According to Obagi, Abuja alone is benefiting four law clinics, and the project, which is expected to last until 2027, will be expanded to 10 ivory towers in the country.
“In total, we are expanding this to 10 law clinics in project states. They are Kaduna, Nasarawa, Lagos, and Abuja. I think one is in Adamawa State. While Philomath University has about 30 law clinicians, UniAbuja has about 40 students providing pro-bono services. We are not paying them, but they are handling cases and providing community services to people to make sure that more people are not thrown into prisons,” she said.
Receiving the items, the Dean of the Faculty of Law, UniAbuja, Professor Uwakwe Abugu, rated the law students of UniAbuja highly in terms of offering pro-bono services.
“On the aspect of productivity, our students have been found worthy. You are going to find more worthy students because what we give them here is exposure for civil society advocacy. In Nigeria, as a third-world country, we can’t do much in legal practice without a deep knowledge of law and practice of access to justice.

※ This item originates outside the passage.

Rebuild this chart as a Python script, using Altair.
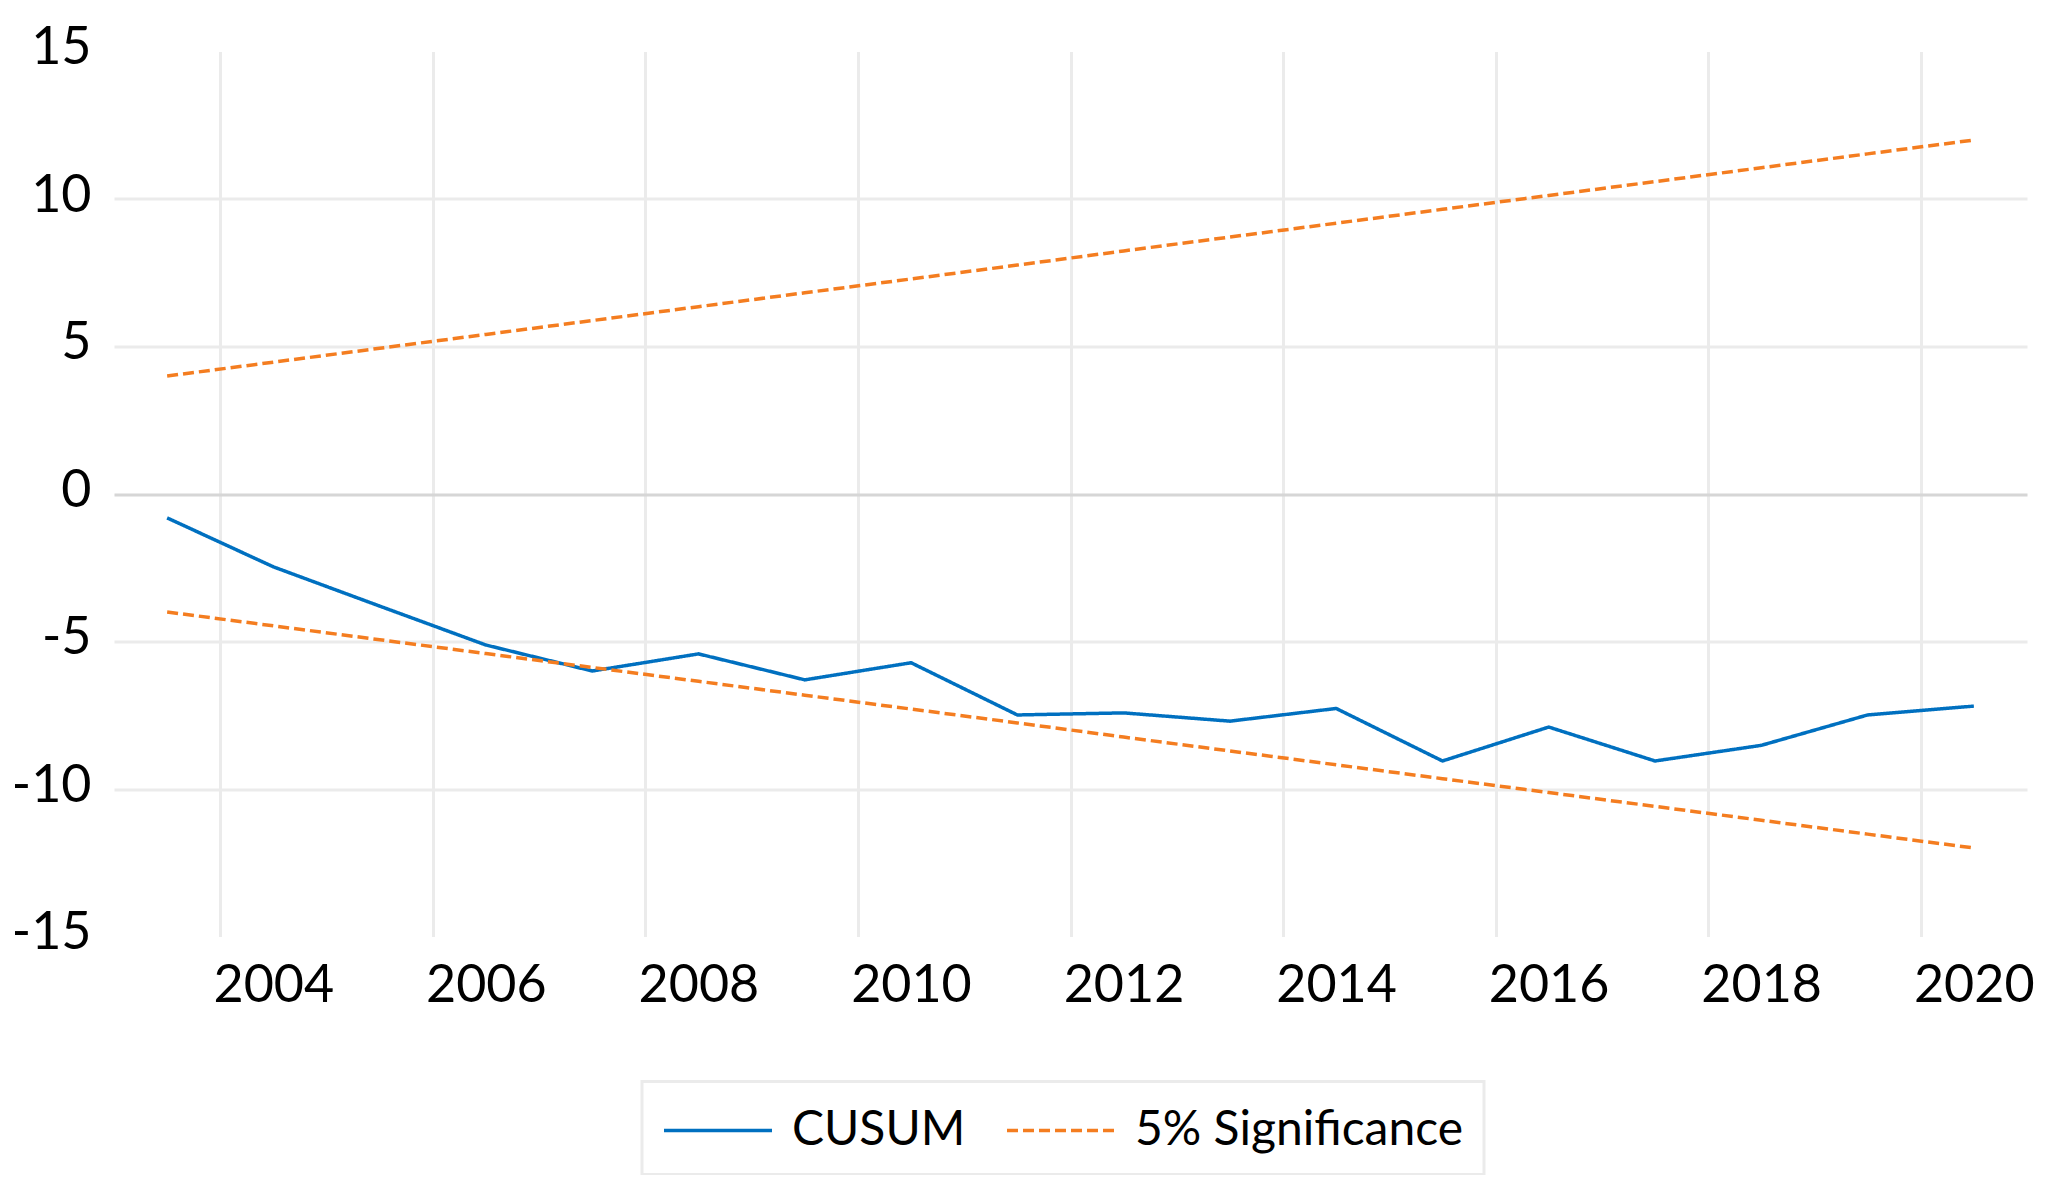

“When we went to the Ilorin Conference, I was telling them that it’s not just enough to be lawyers or professors of law. What has the public benefited from the profession of law? You have been a professor of law of contract or law of tort for 15 years, 20 years; you are retiring, but the poor man in the village has not been able to be advised or helped to achieve one aspect of justice relating to your law of tort or law of contract. We can’t do it without starting from our students in the university. So, what we are doing today is remarkable because certainly, Nigeria needs more access to justice lawyers and civil society lawyers,” he said.